VANCOUVER - British Columbia's self-proclaimed "prince of pot" says the Canadian government has nixed a plea bargain with U.S. authorities that would have meant five years in prison.
Marc Emery is charged in the U.S. with selling seeds over the Internet. He said Friday he was willing to accept a five-year deal but the Canadian government wasn't.
"I was willing to accept the deal that would put me in jail for five years on a 10-year sentence, mostly served in Canada," Emery said at a news conference in the Vapour Lounge, newly opened above the downtown headquarters where he sells marijuana paraphernalia.
Michelle Rainey and Greg Williams, his associates and co-accused, are also wanted in the U.S.
Reports say they have been offered sentences in the three-to five-month range in exchange for guilty pleas.
"The Americans were receptive and all that was required was for this deal to go down was for the Conservative government to rubber stamp it," Emery said.

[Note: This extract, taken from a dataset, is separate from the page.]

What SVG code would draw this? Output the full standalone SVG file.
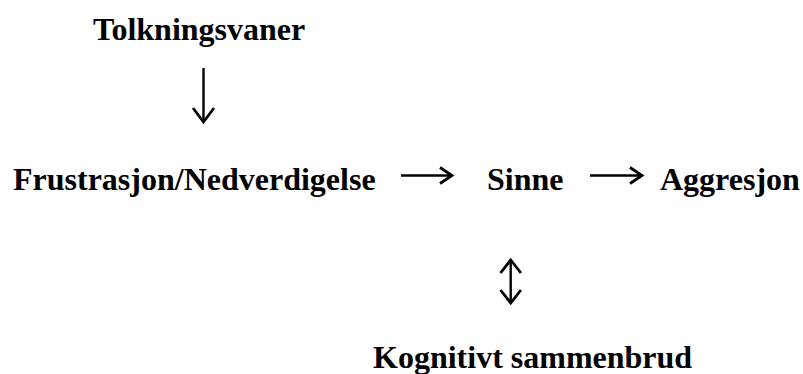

"All we needed was the Conservative government to agree to this and they refused."
Spokespersons for the U.S. and Canadian governments were not immediately available to comment.
The U.S. government has been trying to extradite Emery on charges he sold marijuana seeds over the Internet and sent them through the mail.
Emery says U.S. officials offered him a deal last fall that would involve him pleading guilty on both sides of the border while receiving a 10-year sentence that required him to serve five years behind bars. Most of the prison time would be served in Canada, he said.
Emery said Canadian authorities have known for years about his business.
"The government is far from innocent in this situation," he said.
He said he has paid more than $500,000 in taxes between 1999 to 2005 "and I put on my income tax declarations that I was a marijuana seed vendor.
"I used to send, and still do send, over 10 years now, every member of Parliament gets a copy of my magazine and the seed catalogue in it."
He said he did not keep much of the "millions of dollars" he made selling seeds.
"The whole purpose of raising millions of dollars through the sale of seeds was to provide the cannabis legalization movement with the funding it needed and we contributed to politicians at all levels," Emery said.
The extradition case against Emery was put over earlier this month until April 9 at the request of his lawyer and a federal prosecutor representing the U.S. Justice Department.
Emery has been highly visible to Canadian authorities for years, holding highly publicized pot "smoke-ins" in a drive to legalize the drug.
He once conducted a cross-Canada tour during which he smoked cartoon-sized joints in front of city police departments.
He spent two months in a Saskatoon jail after one of his pro-pot protests.